Improvement of the PEMFC performance at low humidity by tailoring structure of the catalyst layer

Abstract

A proton exchange membrane fuel cell (PEMFC) is one of the promising next-generation power suppliers. However, external humidification is required to preserve sufficient hydration in the PEMFC systems. Previously, a number of researchers have extensively studied the self-humidifying membrane or the catalyst layer (CL) to enhance the fuel-cell performance at low relative humidity (RH). Nevertheless, the key properties which impact the CL morphology and the addition of SiO2 particles are inadequately investigated. In this study, the CL morphology for the high fuel-cell performance at low RH operation is investigated with various aspects. The solvent effect on the CL morphology firstly was examined by using different solvents. Subsequently, the hygroscopic SiO2 particle was employed into the CL to increase its water uptake characteristics. Lastly, to enhance the cell polarization at low RH operation, the SiO2-containing CLs were prepared by different solvents.

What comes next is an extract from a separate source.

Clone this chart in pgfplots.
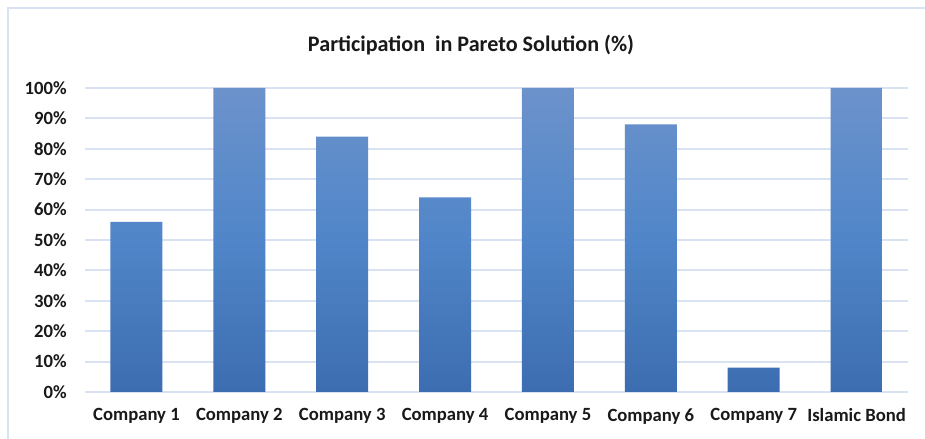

As a result, it is demonstrated that the agglomerate structures significantly affects the fuel-cell performance at low RH operation. Because of the break-in of the SiO2 particle into the agglomerate, the enhanced cell polarization was obtained at low RH operation owing to improved resistance and triple-phase boundary. Consequently, it is important to improve the Pt/C-SiO2-Nafion agglomerate structure for enhancing the fuel-cell performance under low RH operation.